On developments in the Agricultural sector, it is expected that farm-gate prices of food crops will rise thus increasing food prices generally. This is as a result of continuing supply chain disruptions and incessant insecurity in the country which will further lead to increase in poverty and hunger in 2023. Nigeria may risk a food crisis in 2023 due to an increase in the prices of production input (fertilizers), natural disasters like floods that occur in several states in 2022 and climate change. All these will lead to a reduction in Agricultural productivity and increased food prices in 2023.

Fuel Subsidy Removal

The situation in the country’s energy sector leaves much to be desired. The Government proposed phased removal of subsidy of the premium motor spirit (pms) from June 2023 will definitely put pressure on inflation. If the subsidy is removed and pms costs an average of over N400 per litre, costs of living and costs of production will increase thereby lowering the standard of living and the incidence of poverty in 2023. It will also lead to increase in insecurity level and oil theft.

Manufacturing

The recurring challenges to the manufacturing sector are expected to persist with the multiplicity of exchange rates in the economy and the dire need of imported inputs for manufacturing sector production.
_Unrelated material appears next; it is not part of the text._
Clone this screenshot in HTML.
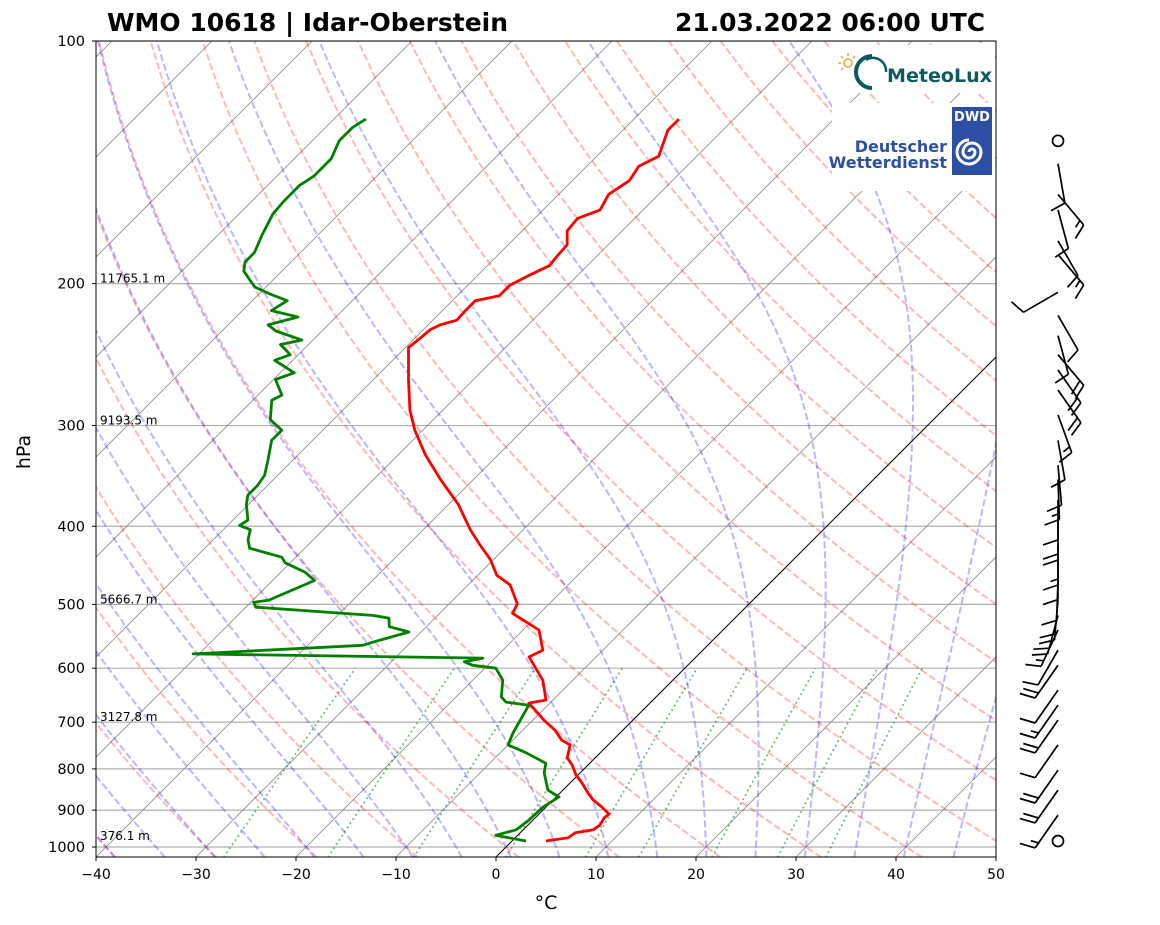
<!DOCTYPE html>
<html><head><meta charset="utf-8">
<style>
html,body{margin:0;padding:0;background:#fff;}
svg{display:block;font-family:"DejaVu Sans","Liberation Sans",sans-serif;}
</style></head>
<body>
<svg id="chart" width="1160" height="925" viewBox="0 0 1160 925" xmlns="http://www.w3.org/2000/svg">
<defs><clipPath id="plotclip"><rect x="96" y="41" width="900" height="816"/></clipPath></defs>
<rect width="1160" height="925" fill="#fff"/>
<g id="bg" clip-path="url(#plotclip)"></g>
<g id="profiles" clip-path="url(#plotclip)"></g>
<g id="logos">
  <rect x="830" y="45" width="165" height="48" fill="#fff"/>
  <g stroke="#f0a830" stroke-width="1.5" fill="none">
    <circle cx="848" cy="63" r="4"/>
    <line x1="848" y1="53" x2="848" y2="56"/><line x1="838" y1="63" x2="841" y2="63"/>
    <line x1="841" y1="56" x2="843" y2="58"/><line x1="855" y1="56" x2="853" y2="58"/>
    <line x1="841" y1="70" x2="843" y2="68"/>
  </g>
  <path d="M872 56 A16 16 0 1 0 872 88" fill="none" stroke="#0d5a5e" stroke-width="4"/>
  <path d="M866 60 A13 13 0 0 1 886 72" fill="none" stroke="#0d5a5e" stroke-width="2.5"/>
  <text x="887" y="82" font-size="19" font-weight="bold" fill="#0d5a5e" textLength="105" lengthAdjust="spacingAndGlyphs">MeteoLux</text>
  <rect x="832" y="103" width="163" height="88" fill="#fff"/>
  <rect x="952" y="107" width="40" height="68" fill="#2d4fa3"/>
  <text x="972" y="121" font-size="13" font-weight="bold" fill="#fff" text-anchor="middle">DWD</text>
  <path d="M972 152 m-3 0 a3 3 0 1 1 6 0 a6 6 0 1 1 -12 0 a9 9 0 1 1 18 0 a12 12 0 1 1 -12 -12" fill="none" stroke="#fff" stroke-width="3"/>
  <text x="947" y="152" font-size="16" font-weight="bold" fill="#2d4fa3" text-anchor="end">Deutscher</text>
  <text x="947" y="168" font-size="16" font-weight="bold" fill="#2d4fa3" text-anchor="end">Wetterdienst</text>
</g>
<rect x="96" y="41" width="900" height="816" fill="none" stroke="#000" stroke-width="1"/>
<g id="axes"></g>
<g id="barbs" stroke="#000" stroke-width="1.7" fill="none"></g>
<text x="107" y="31" font-size="24.5" font-weight="bold" textLength="401" lengthAdjust="spacingAndGlyphs">WMO 10618 | Idar-Oberstein</text>
<text x="985" y="31" font-size="24.5" font-weight="bold" text-anchor="end" textLength="310" lengthAdjust="spacingAndGlyphs">21.03.2022 06:00 UTC</text>
<text x="546" y="909" font-size="19" text-anchor="middle">°C</text>
<text transform="translate(30,452) rotate(-90)" font-size="19" text-anchor="middle">hPa</text>
</svg>
<script>
// ---- data ----
const tempP = [983,974,960,952,939,920,910,891,874,857,833,814,791,775,747,737,716,696,663,657,621,581,570,538,513,499,473,460,440,422,404,376,350,326,304,287,263,240,235,228,225,222,216,210,207,201,195,190,184,179,172,166,162,155,149,143,139,129,125];
const tempT = [3.4,5.3,5.5,7.0,7.2,6.9,7.0,5.5,4.0,2.8,1.2,-0.2,-1.6,-2.8,-3.8,-5.1,-6.8,-8.9,-12.1,-10.7,-13.0,-16.7,-16.0,-18.4,-22.7,-23.2,-25.8,-28.1,-30.3,-32.8,-35.3,-39.0,-43.3,-47.3,-50.8,-53.3,-56.5,-59.7,-59.5,-59.3,-58.8,-57.6,-57.7,-57.7,-55.8,-55.8,-54.8,-53.8,-54.0,-54.1,-55.5,-55.7,-54.3,-55.0,-54.3,-54.8,-53.8,-55.5,-55.5];
const dewP = [983,967,952,926,892,867,850,809,787,764,747,722,667,661,651,621,600,595,589,583,576,573,562,557,541,533,520,516,504,497,494,467,456,444,437,431,426,416,404,399,393,376,366,356,346,331,313,304,295,279,275,263,258,249,245,238,235,229,225,220,216,210,206,202,198,193,188,183,174,164,158,151,147,140,133,128,125];
const dewT = [1.4,-2.2,-0.7,-0.4,-0.3,0.3,-1.5,-3.6,-4.4,-7.4,-10.0,-10.7,-11.9,-14.5,-15.5,-17.0,-18.9,-21.5,-22.7,-21.2,-50.6,-47.2,-34.5,-33.8,-31.2,-33.7,-34.6,-36.5,-49.0,-49.7,-48.4,-45.8,-47.6,-50.5,-51.4,-53.6,-55.5,-56.5,-57.3,-58.8,-58.5,-60.2,-61.0,-61.0,-61.3,-62.5,-64.1,-64.1,-66.3,-68.1,-67.6,-69.8,-68.6,-71.8,-70.8,-72.8,-71.1,-74.6,-76.0,-73.8,-77.1,-76.5,-78.9,-81.1,-82.3,-83.8,-84.6,-84.6,-85.6,-86.6,-86.8,-86.8,-86.3,-86.3,-87.3,-87.3,-86.8];
const windP = [133,142,155,162,177,184,205,219,232,245,256,271,291,313,336,350,371,393,422,440,467,494,516,538,570,595,639,667,696,747,803,850,913,983];
const windDir = [0,170,140,165,150,140,240,150,165,140,145,145,160,170,175,178,180,180,180,180,182,185,195,205,210,215,215,215,215,215,215,215,215,0];
const windSpd = [0,10,15,10,10,15,10,10,10,20,20,20,15,10,10,15,10,20,15,10,10,20,20,15,10,20,10,15,20,10,20,20,15,0];
const pressureTicks = [100,200,300,400,500,600,700,800,900,1000];
const tempTicks = [-40,-30,-20,-10,0,10,20,30,40,50];
const heightP = [200,300,500,700,983];
const heightLabels = ["11765.1 m","9193.5 m","5666.7 m","3127.8 m","376.1 m"];
const mixRatios = [0.0004,0.001,0.002,0.004,0.007,0.01,0.016,0.024,0.032];

// ---- axis functions ----
const NS = "http://www.w3.org/2000/svg";
function yOf(p){ return 41 + 806*Math.log10(p/100); }
function xOf(T,p){ return 96 + (T+40)*10 + (857 - yOf(p)); }
function mk(tag, attrs, parent){ const e=document.createElementNS(NS,tag); for(const k in attrs) e.setAttribute(k,attrs[k]); parent.appendChild(e); return e; }
function pathFrom(pts){ return pts.map((q,i)=>(i?'L':'M')+q[0].toFixed(1)+' '+q[1].toFixed(1)).join(''); }
const bg=document.getElementById('bg'), prof=document.getElementById('profiles'), axes=document.getElementById('axes'), barbs=document.getElementById('barbs');

pressureTicks.forEach(p=>{
  const y=yOf(p);
  const l=mk('line',{x1:96,x2:996,y1:y,y2:y,stroke:'#b0b0b0','stroke-width':1.2},bg);
  
  
});
for(let T=-140;T<=50;T+=10){
  const l=mk('line',{x1:xOf(T,1030),y1:yOf(1030),x2:xOf(T,100),y2:yOf(100),stroke:T===0?'#000':'#8a8a8a','stroke-width':T===0?1:0.8},bg);
  
  
}
for(let t0=-100;t0<=250;t0+=10){
  const pts=[];
  for(let p=1030;p>=100;p-=10){ const T=(t0+273.15)*Math.pow(p/1000,0.2857)-273.15; pts.push([xOf(T,p),yOf(p)]); }
  const e=mk('path',{d:pathFrom(pts),fill:'none',stroke:'#f00','stroke-opacity':0.28,'stroke-width':2,'stroke-dasharray':'7,3'},bg);
  
  
}
function es(T){ return 6.112*Math.exp(17.67*(T-273.15)/(T-29.65)); }
function dTdp(T,p){ const e=es(T); const rs=0.622*e/(p-e); const Rd=287.04,Cp=1005.7,Lv=2.501e6;
  return (Rd*T+Lv*rs)/(p*(Cp+Lv*Lv*rs*0.622/(Rd*T*T))); }
function integ(T,p0,p1,dp){ const out=[[T,p0]]; let p=p0; const n=Math.round(Math.abs(p1-p0)/dp), h=(p1-p0)/n;
  for(let i=0;i<n;i++){ const k1=dTdp(T,p),k2=dTdp(T+h/2*k1,p+h/2),k3=dTdp(T+h/2*k2,p+h/2),k4=dTdp(T+h*k3,p+h); T+=h/6*(k1+2*k2+2*k3+k4); p+=h; out.push([T,p]); } return out; }
for(let t0=-40;t0<=60;t0+=5){
  const up=integ(t0+273.15,1000,100,5), down=integ(t0+273.15,1000,1030,5);
  const all=down.reverse().concat(up.slice(1));
  const pts=all.map(a=>[xOf(a[0]-273.15,a[1]),yOf(a[1])]);
  const e=mk('path',{d:pathFrom(pts),fill:'none',stroke:'#00f','stroke-opacity':0.28,'stroke-width':2,'stroke-dasharray':'7,3'},bg);
  
  
}
mixRatios.forEach(w=>{
  const pts=[];
  for(let p=1030;p>=600;p-=10){ const e=p*w/(0.622+w); const l=Math.log(e/6.112); const Td=243.5*l/(17.67-l); pts.push([xOf(Td,p),yOf(p)]); }
  const e=mk('path',{d:pathFrom(pts),fill:'none',stroke:'#008000','stroke-opacity':0.55,'stroke-width':1.8,'stroke-dasharray':'1.8,3.2'},bg);
  
  
});
const tp=mk('path',{d:pathFrom(tempP.map((p,i)=>[xOf(tempT[i],p),yOf(p)])),fill:'none',stroke:'#f00','stroke-width':2.8,'stroke-linejoin':'round'},prof);


const dp=mk('path',{d:pathFrom(dewP.map((p,i)=>[xOf(dewT[i],p),yOf(p)])),fill:'none',stroke:'#008000','stroke-width':2.8,'stroke-linejoin':'round'},prof);


heightP.forEach((p,i)=>{
  const t=mk('text',{x:100,y:yOf(p)-1,'font-size':12},prof); t.textContent=heightLabels[i];
  
  
});
pressureTicks.forEach(p=>{
  const y=yOf(p);
  const tk=mk('line',{x1:92,x2:96,y1:y,y2:y,stroke:'#000'},axes);
  
  
  const t=mk('text',{x:85,y:y+5,'font-size':14.5,'text-anchor':'end'},axes); t.textContent=p;
  
  
});
tempTicks.forEach(T=>{
  const x=96+(T+40)*10;
  const tk=mk('line',{x1:x,x2:x,y1:857,y2:861,stroke:'#000'},axes);
  
  
  const t=mk('text',{x:x,y:879,'font-size':14,'text-anchor':'middle'},axes); t.textContent=(T<0?'\u2212':'')+Math.abs(T);
  
  
});
windP.forEach((p,i)=>{
  const bx=1058, by=yOf(p), spd=windSpd[i];
  if(spd===0){ const c=mk('circle',{cx:bx,cy:by,r:5.5},barbs);
    
     return; }
  const th=windDir[i]*Math.PI/180, L=40;
  const ux=Math.sin(th), uy=-Math.cos(th), px=Math.cos(th), py=Math.sin(th);
  let d='M'+bx+' '+by.toFixed(1)+'L'+(bx+ux*L).toFixed(1)+' '+(by+uy*L).toFixed(1);
  let n10=Math.floor(spd/10), n5=Math.round((spd%10)/5), pos=L;
  for(let k=0;k<n10;k++){ const sx=bx+ux*pos, sy=by+uy*pos; d+='M'+sx.toFixed(1)+' '+sy.toFixed(1)+'L'+(sx+px*15+ux*5).toFixed(1)+' '+(sy+py*15+uy*5).toFixed(1); pos-=6; }
  if(n5){ if(n10===0) pos-=6; const sx=bx+ux*pos, sy=by+uy*pos; d+='M'+sx.toFixed(1)+' '+sy.toFixed(1)+'L'+(sx+px*7.5+ux*2.5).toFixed(1)+' '+(sy+py*7.5+uy*2.5).toFixed(1); }
  const b=mk('path',{d:d},barbs);
  
  
});
</script>
</body></html>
The huge divergence in rates between the official and parallel foreign exchange markets fuels round-tripping and counterproductive in relation to the supply of foreign exchange for the use of manufacturers. The operating environment is also not conducive with the persisting level of insecurity in the country and the relatively poor state of basic infrastructure.

RECOMMENDATIONS

Based on the above analysis/projections for 2023, the Centre states as follows:

  1. 2023 appears bleak in terms of GDP growth except a good leadership is elected. Otherwise, any poverty-reduction effort of the Government may not yield the desired results.
  2. Structural reforms may be necessary to further support the fight against inflation by improving productivity and removing or easing supply chain disruptions.
  3. The vexatious Oil theft must be addressed in 2023, if progress in revenue enhancement is to be achieved.
  4. The authorities must ensure that Cost of Governance is reduced across the three tiers of government
  5. There is an urgent need for the Federal Government and policymakers to restore macro-economic stability by expanding agricultural spending in order to achieve future resilience in the sector
  6. There is a need for fiscal policies that support current efforts by the Central Bank to curb inflation in order to protect the vulnerable in the country.
  7. Nigeria needs real leadership in order to address the debt crisis and fiscal challenges by tightening tax loopholes and reducing the cost of governance.
  8. Monetary policy should stay the course to restore price stability, also, fiscal policy should aim to alleviate the cost-of-living pressures while maintaining a sufficiently tight stance aligned with monetary policy
  9. Fiscal policy can help the economy to adapt to more volatile environments by investing in productive capacity, human capital, digitization, green energy and supply chain diversification.